The result of rising short-term interest rates may be the increase in long-term bond interest rates. This in turn may lead to increase in the cost of using such long-term investment solutions as mortgages and others.
Prepare a Strategy against the Falling Dollar
Many foreign governments have tried to fix the falling US dollar by purchasing more US Treasury notes. These actions have managed to decrease the falling dollar's speed to a certain degree, but the US dollar continues to experience a downward trend.

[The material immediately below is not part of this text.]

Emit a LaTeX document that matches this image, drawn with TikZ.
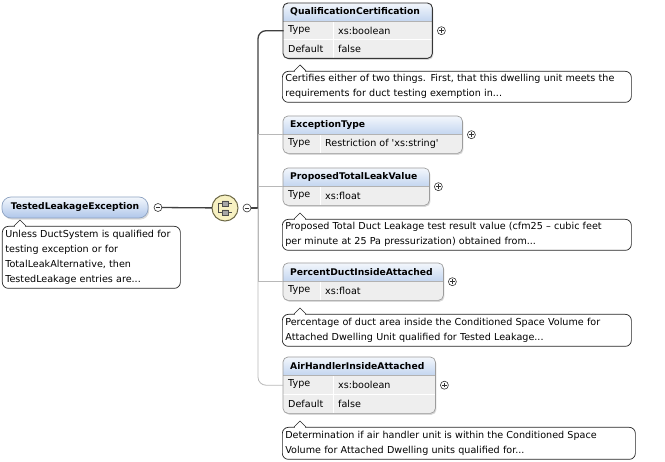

No expert can say for sure how long the US dollar will continue to fall or what level it will reach. Thus, being an educated investor requires you to construct an appropriate strategy to meet the movements of the US dollar.
Strategy 1
One of the things you can do is to consider the investment in companies that have out of the US borders operations. As a result you will be able to benefit from the differences in the currency valuations.
Strategy 2
Consider the investment in domestic companies that eventually may benefit from the falling US dollar in terms of becoming more competitive. The falling dollar may result in the bringing back of companies that have experienced marginal profitability.
Strategy 3
You should consider some investment strategies which include the assumption that the interest rates will rise in case you are holding low-interest bonds.
Strategy 4
A final step that you can take if you think that the economy is about to get in a real trouble, is to direct your attention to gold. This hard investment has proved its viability throughout the history especially when the economy has suffered some of its worst times.